Some tools are starting to emerge from labs and the open-source community to handle some of these automation tasks. Most notably, Google recently announced its own initiative, AutoML, which, the vendor claims, “will be able to design and optimize a machine learning pipeline faster than 99 percent of the humans out there.” Fundamentally, Google’s approach:
- Leverages several algorithmic approaches: AutoML relies on Bayesian, evolutionary, regression, meta-learning, transfer learning, combinatorial optimization, and reinforcement learning algorithms.
- Hubs modeling automation around a controller node: AutoML uses a “controller” neural net to propose an initial “child” neural-net architecture that it trains on a specific validation data set.

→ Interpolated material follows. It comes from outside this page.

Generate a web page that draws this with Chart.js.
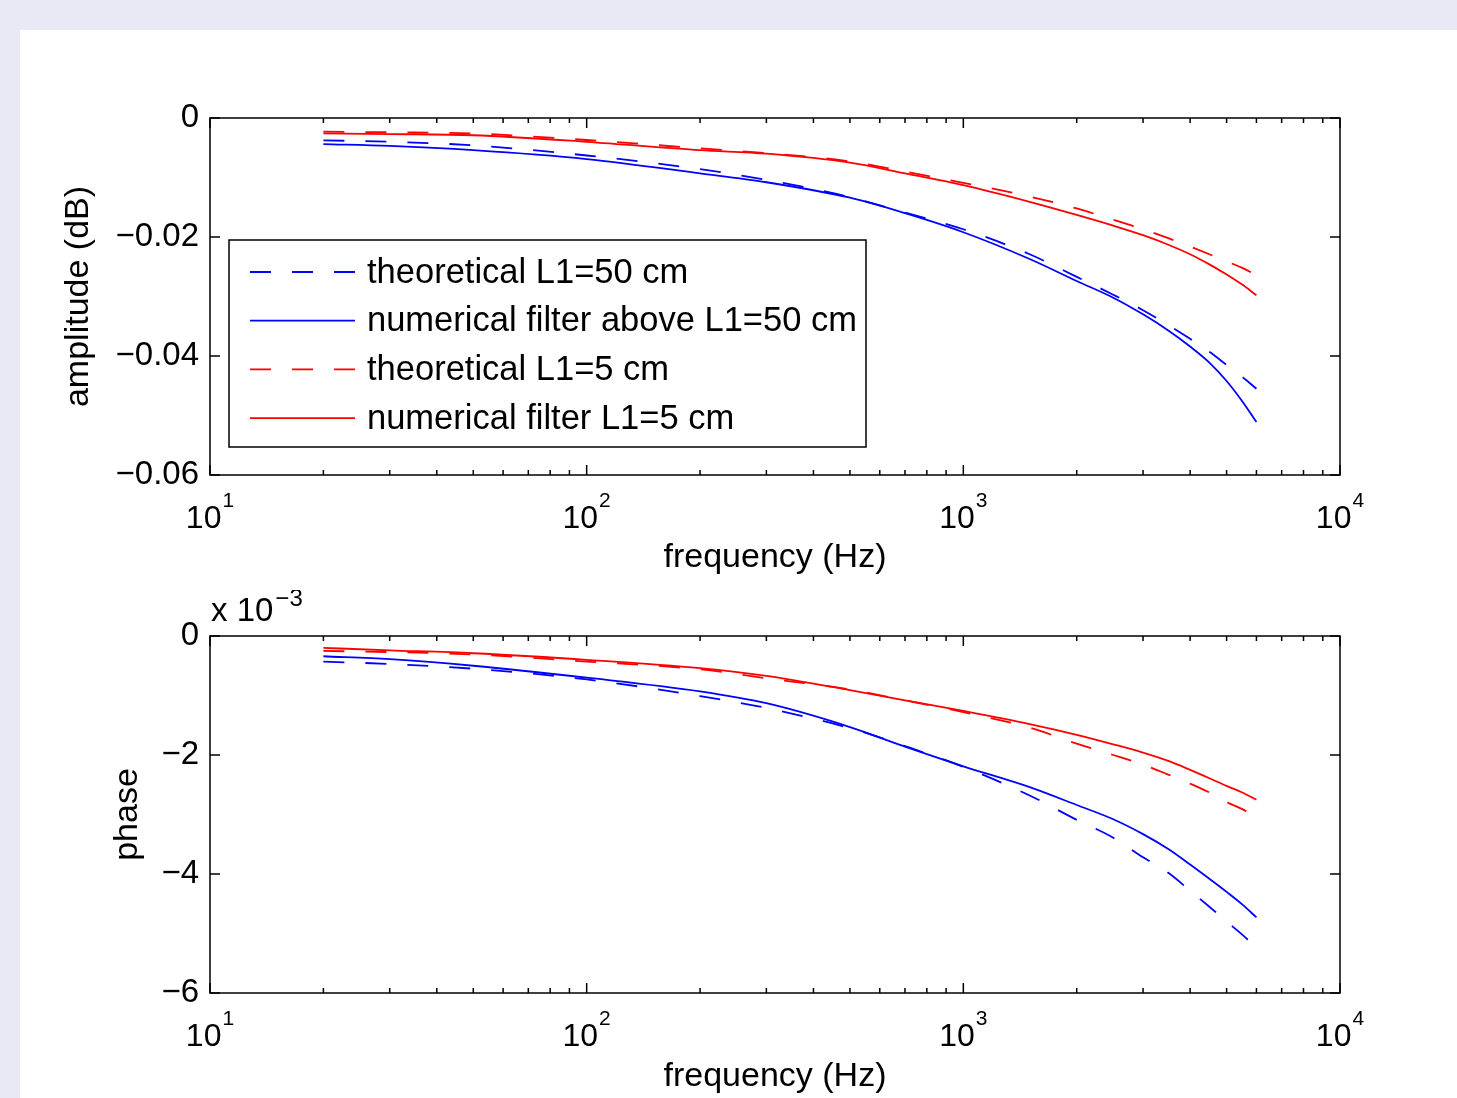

- Iteratively refines machine learning architectures: AutoML develops, trains, and refines multilayered machine-learning model architectures in repeated iterative rounds. It may take 100s or 1000s of iterated rounds for the controller to learn which aspects of the machine-learning architectural space achieve high vs. low accuracy with respect to the assigned learning task on the training set.
- Guides model refinement through iterative feedback loops: AutoML’s controller neural net acquires feedback from the performance of the child model, with respect to a particular learning task, for guidance in generating a new child neural net to test in the next round.
As this technology matures and gets commercialized, some fear that it may automate data scientists out of jobs. I think any such concerns are overblown. That’s because every one of the machine-learning pipeline automation scenarios these tools support requires a data scientist to set it up, monitor how it proceeds, and evaluate the results.
Manual quality assurance will always remain essential a core task for which human data scientists will be responsible, no matter how much their jobs get automated.